Barbados...rained almost the whole day...not even going to write about it, but not the best excursion either. Again, not RCCL's fault.
St. Kitts was the only port we hadn't visited before. It was actually a pretty good stop. There was no one bugging me for hair breads, no people begging or hawking things, and everyone seemed pretty friendly. The ship docked right at a shopping plaza, which would have been convenient if you didn't choose to book a tour. We went on the Scenic Railway tour, which was actually half a train ride and half a bus ride. No scary roads and a bus that seemed to be in good condition. We were very happy. The Scenic Railway was also pretty good. I guess you get what you pay for: the tour was a pricey $99 per person. However, you get a free DVD, a bottle of water on the bus, and free drinks (soda, water, pina coladas, rum punch) on the train. The train has open-air seats upstairs and air-conditioned seats and tables downstairs. Nice bathroom too.

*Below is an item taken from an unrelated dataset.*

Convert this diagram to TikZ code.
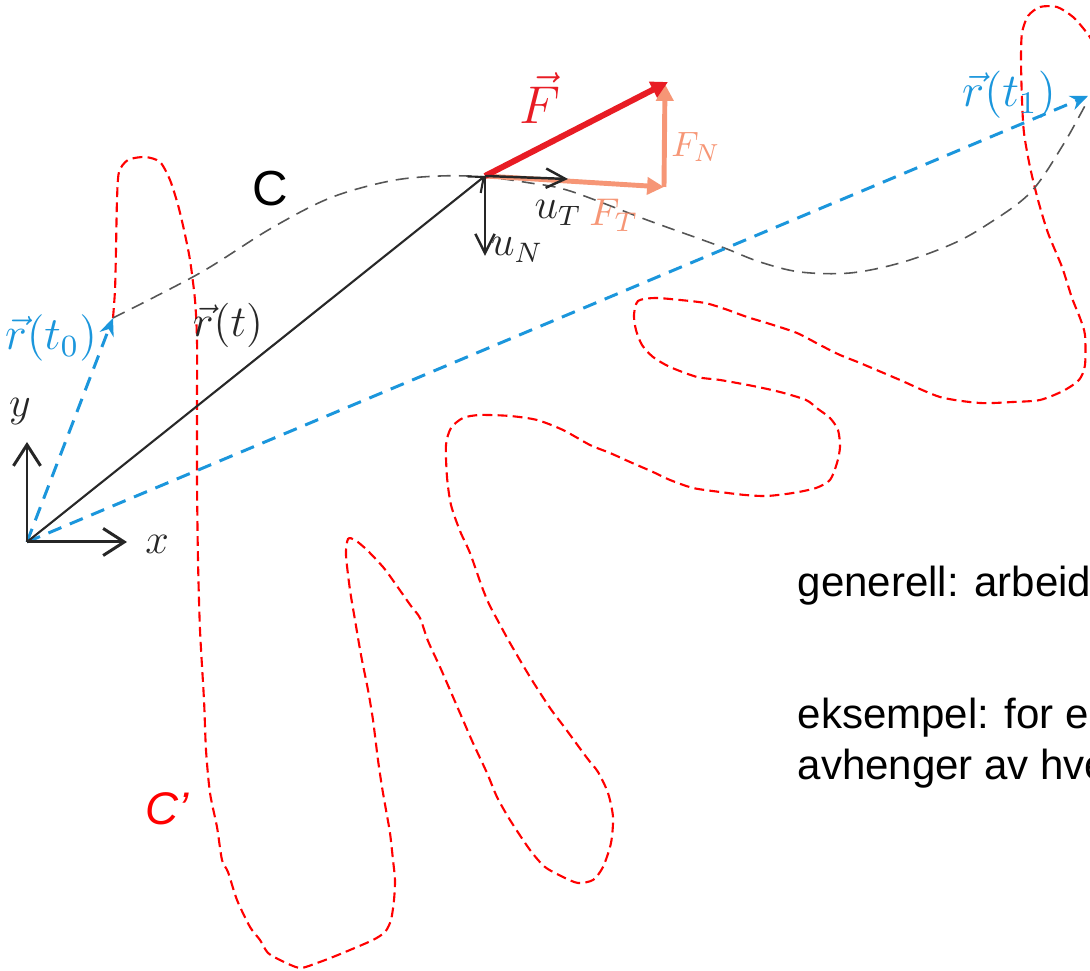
\documentclass[tikz,border=0pt]{standalone}
\usepackage{fontspec}
\newfontfamily\arialfont{Liberation Sans}
\usetikzlibrary{arrows.meta}
\definecolor{vblue}{RGB}{27,150,220}
\definecolor{fred}{RGB}{232,28,36}
\definecolor{salmon}{RGB}{246,150,118}
\definecolor{cred}{RGB}{255,0,0}
\definecolor{cgray}{RGB}{85,85,85}
\definecolor{rdark}{RGB}{40,40,40}
\begin{document}
\begin{tikzpicture}[x=0.01cm,y=-0.01cm,
  curveC/.style={draw=cgray, line width=0.45pt, dash pattern=on 3.7pt off 2.3pt},
  curveCp/.style={draw=cred, line width=0.6pt, dash pattern=on 2.8pt off 1.5pt},
  bluevec/.style={draw=vblue, line width=0.85pt, dash pattern=on 4pt off 2.6pt, -{Stealth[length=5pt,width=4.2pt]}},
  posvec/.style={draw=rdark, line width=0.6pt, -{Straight Barb[length=3.5pt,width=6pt]}},
  axisvec/.style={draw=black!85, line width=0.85pt, -{Straight Barb[length=6pt,width=7.7pt]}},
  unitvec/.style={draw=black!85, line width=0.7pt, -{Straight Barb[length=5.5pt,width=5.5pt]}},
  forceF/.style={draw=fred, line width=1.7pt, -{Triangle[length=4.8pt,width=4.8pt]}},
  forceC/.style={draw=salmon, line width=1.4pt, -{Triangle[length=4.8pt,width=4.8pt]}},
  lab/.style={inner sep=0pt, outer sep=0pt},
  bodytext/.style={inner sep=0pt, anchor=base west, font=\arialfont\fontsize{11.95}{14}\selectfont}
]
\path[use as bounding box] (0,0) rectangle (1090,971);
\clip (0,0) rectangle (1090,971);

% key points
\coordinate (O) at (27,542);
\coordinate (P) at (485,176);
\coordinate (A0) at (113,318);
\coordinate (A1) at (1088,96);
\coordinate (Xe) at (127,542);
\coordinate (Ye) at (27,442);
\coordinate (Ft) at (668,82);
\coordinate (Tc) at (664,187);
\coordinate (Nt) at (665,84);
\coordinate (uTe) at (568,179);
\coordinate (uNe) at (485,256);

% curve C'
\draw[curveCp] plot[smooth, tension=0.45] coordinates {
 (113,318) (115,290) (116,250) (117,200) (119,172) (128,160) (145,157) (160,162) (170,180)
 (178,205) (184,230) (190,260) (195,300) (197,340) (197,400) (197,480) (198,560) (200,630)
 (204,700) (206,750) (210,793) (217,827) (222,860) (228,872) (237,900) (250,927) (260,940)
 (268,953) (282,961) (300,968) (317,963) (333,957) (350,950) (373,940) (385,932) (391,920)
 (394,900) (395,880) (393,860) (390,833) (386,810) (382,787) (378,760) (373,720) (368,690)
 (361,655) (355,620) (350,590) (346,555) (348,539) (355,540) (367,550) (383,567) (392,579)
 (411,606) (420,618) (428,641) (440,667) (450,690) (463,720) (473,743) (487,773) (497,797)
 (510,820) (530,850) (545,867) (563,877) (578,883) (593,880) (603,867) (611,843) (613,817)
 (608,793) (598,772) (587,758) (565,728) (550,708) (530,677) (510,643) (498,621) (489,604)
 (482,587) (470,553) (460,531) (451,505) (447,477) (446,445) (451,428) (463,418) (480,415)
 (510,416) (537,420) (563,430) (590,445) (610,453) (630,462) (653,472) (670,480) (693,488)
 (720,492) (745,495) (767,496) (793,493) (816,488) (830,480) (837,463) (840,447) (838,430)
 (830,418) (818,409) (806,400) (780,392) (753,386) (720,380) (697,377) (670,367) (653,357)
 (642,345) (636,330) (634,315) (638,301) (655,298) (680,300) (705,303) (725,309) (747,317)
 (770,324) (797,333) (820,345) (840,355) (860,363) (900,380) (940,397) (980,403) (1013,402)
 (1040,400) (1063,391) (1079,380) (1085,365) (1085,335) (1080,318) (1072,298) (1062,267)
 (1048,233) (1038,200) (1030,167) (1024,133) (1022,100) (1021,60) (1022,33) (1028,16)
 (1040,7) (1057,7) (1073,17) (1087,33) (1096,47)};

% curve C
\draw[curveC] plot[smooth, tension=0.55] coordinates {
 (113,318) (200,273) (270,229) (330,198) (390,181) (440,176) (485,177)
 (530,183) (570,191) (647,220) (700,239) (727,249) (760,262) (800,272) (850,273) (900,263)
 (950,245) (985,226) (1030,193) (1063,145) (1088,100)};

% position vectors
\draw[bluevec] (O) -- (A0);
\draw[bluevec] (O) -- (A1);
\draw[posvec] (O) -- (P);

% axes
\draw[axisvec] (O) -- (Xe);
\draw[axisvec] (O) -- (Ye);

% forces
\draw[forceC] (P) -- (Tc);
\draw[forceC] (Tc) -- (Nt);
\draw[forceF] (P) -- (Ft);

% unit vectors
\draw[unitvec] (P) -- (uTe);
\draw[unitvec] (P) -- (uNe);

% labels
\node[lab, text=vblue, font=\large, scale=1.1] (lr0) at (51,338) {$\vec r(t_0)$};
\node[lab, text=rdark, font=\large, scale=1.05] (lrt) at (228,325) {$\vec r(t)$};
\node[lab, text=vblue, font=\large, scale=1.12] (lr1) at (1009,95) {$\vec r(t_1)$};
\node[lab, text=fred, font=\Large, scale=1.05] (lF) at (540,98) {$\vec F$};
\node[lab, text=salmon, font=\normalsize] (lFN) at (696,147) {$F_N$};
\node[lab, text=salmon, font=\normalsize, scale=1.1] (lFT) at (614,215) {$F_T$};
\node[lab, text=black!85, font=\large] (luT) at (558,213) {$u_T$};
\node[lab, text=black!85, font=\large] (luN) at (517,250) {$u_N$};
\node[lab, text=black!85, font=\large] (lx) at (157,544) {$x$};
\node[lab, text=black!85, font=\large] (ly) at (20,412) {$y$};
\node[lab, font=\arialfont\fontsize{14}{16}\selectfont] (lC) at (270,189) {C};
\node[lab, text=cred, font=\arialfont\itshape\fontsize{13}{15}\selectfont] (lCp) at (167,809) {C’};

% body text
\node[bodytext] (t1) at (797,597) {generell: arbeid};
\node[bodytext] (t2) at (797,729) {eksempel: for e};
\node[bodytext] (t3) at (797,780) {avhenger av hve};
\end{tikzpicture}
\end{document}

Overall, we are sure we will be back to Royal Caribbean. We actually talked with the future cruise consultant onboard and put down two open-ended future cruise deposits: 1 for Royal Caribbean, and 1 with Celebrity (their sister cruise line). We also enrolled in the Crown & Anchor Society, which is free to join. You start earning benefits when you reach 5 cruise credits. Cruises 12 days or more earn 2 credits, so we already have 3.

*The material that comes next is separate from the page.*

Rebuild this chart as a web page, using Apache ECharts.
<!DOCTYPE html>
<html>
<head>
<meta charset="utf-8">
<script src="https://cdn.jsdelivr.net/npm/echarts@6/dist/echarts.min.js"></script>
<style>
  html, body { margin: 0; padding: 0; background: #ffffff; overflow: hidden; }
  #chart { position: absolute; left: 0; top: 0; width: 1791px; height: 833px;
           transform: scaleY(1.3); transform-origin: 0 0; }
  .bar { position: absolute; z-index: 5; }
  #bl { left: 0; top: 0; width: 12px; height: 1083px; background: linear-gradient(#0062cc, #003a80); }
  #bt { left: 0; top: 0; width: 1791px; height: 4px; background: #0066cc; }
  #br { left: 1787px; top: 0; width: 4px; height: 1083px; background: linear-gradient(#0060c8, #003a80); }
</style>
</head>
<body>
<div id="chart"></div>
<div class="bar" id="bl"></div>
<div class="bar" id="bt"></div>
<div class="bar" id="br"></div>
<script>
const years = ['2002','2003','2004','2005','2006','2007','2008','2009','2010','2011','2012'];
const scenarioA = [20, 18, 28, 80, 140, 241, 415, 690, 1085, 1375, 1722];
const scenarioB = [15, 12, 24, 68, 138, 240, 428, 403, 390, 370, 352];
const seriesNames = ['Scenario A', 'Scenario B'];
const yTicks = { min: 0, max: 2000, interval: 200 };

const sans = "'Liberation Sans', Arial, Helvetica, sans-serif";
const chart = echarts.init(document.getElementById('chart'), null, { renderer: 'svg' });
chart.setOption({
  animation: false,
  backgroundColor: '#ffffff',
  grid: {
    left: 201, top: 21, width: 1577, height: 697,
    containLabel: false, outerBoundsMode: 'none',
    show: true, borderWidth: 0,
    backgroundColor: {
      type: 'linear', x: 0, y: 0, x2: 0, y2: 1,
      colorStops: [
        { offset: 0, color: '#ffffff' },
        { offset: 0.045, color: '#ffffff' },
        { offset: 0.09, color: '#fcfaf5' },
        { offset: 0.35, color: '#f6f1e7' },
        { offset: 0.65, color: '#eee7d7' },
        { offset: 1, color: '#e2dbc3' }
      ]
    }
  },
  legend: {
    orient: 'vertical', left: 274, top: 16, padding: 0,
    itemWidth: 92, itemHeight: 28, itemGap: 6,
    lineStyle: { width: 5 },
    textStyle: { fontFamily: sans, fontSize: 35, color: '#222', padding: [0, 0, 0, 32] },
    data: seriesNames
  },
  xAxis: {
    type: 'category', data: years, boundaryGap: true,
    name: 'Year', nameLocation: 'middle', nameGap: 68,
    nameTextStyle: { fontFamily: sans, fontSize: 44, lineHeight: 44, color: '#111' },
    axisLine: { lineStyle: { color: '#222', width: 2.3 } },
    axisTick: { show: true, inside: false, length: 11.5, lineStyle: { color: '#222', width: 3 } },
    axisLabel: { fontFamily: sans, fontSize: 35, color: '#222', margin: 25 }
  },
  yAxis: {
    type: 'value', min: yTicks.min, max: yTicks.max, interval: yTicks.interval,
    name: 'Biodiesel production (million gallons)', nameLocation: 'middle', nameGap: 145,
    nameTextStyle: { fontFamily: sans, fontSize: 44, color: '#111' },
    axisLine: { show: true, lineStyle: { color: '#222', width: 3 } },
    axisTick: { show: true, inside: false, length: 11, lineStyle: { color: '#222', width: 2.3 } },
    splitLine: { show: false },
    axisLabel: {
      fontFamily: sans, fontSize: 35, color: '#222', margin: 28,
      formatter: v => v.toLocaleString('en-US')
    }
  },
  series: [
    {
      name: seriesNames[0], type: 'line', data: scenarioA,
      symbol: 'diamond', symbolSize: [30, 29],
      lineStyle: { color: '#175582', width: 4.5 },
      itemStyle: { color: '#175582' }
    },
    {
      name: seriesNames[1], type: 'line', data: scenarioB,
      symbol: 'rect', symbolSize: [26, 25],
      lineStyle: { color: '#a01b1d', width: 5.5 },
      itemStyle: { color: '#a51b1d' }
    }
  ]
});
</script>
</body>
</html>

This was our longest cruise. Though we had a great time, we were ready to go home. Disembarkation took significantly longer than expected. Cabins had to be vacated by 8AM. Disembarkation was supposed to start at 8:30AM but didn't begin until after 9:00. We were assigned orange luggage tags, which was the third color in a list of about 8. As part of the concierge service, we could have gotten any color tags we wanted, but we figured it didn't really matter since we didn't have a plane to catch. We didn't end up getting off until about 10:30AM, which was not great, though over half the passengers were still stuck there. On the plus side, it was the easiest baggage claim we've ever had, customs wasn't bad, and the porters will take your luggage all the way out to the parking lot for you. And best of all, we could just get in the car and go home without ever entering an airport!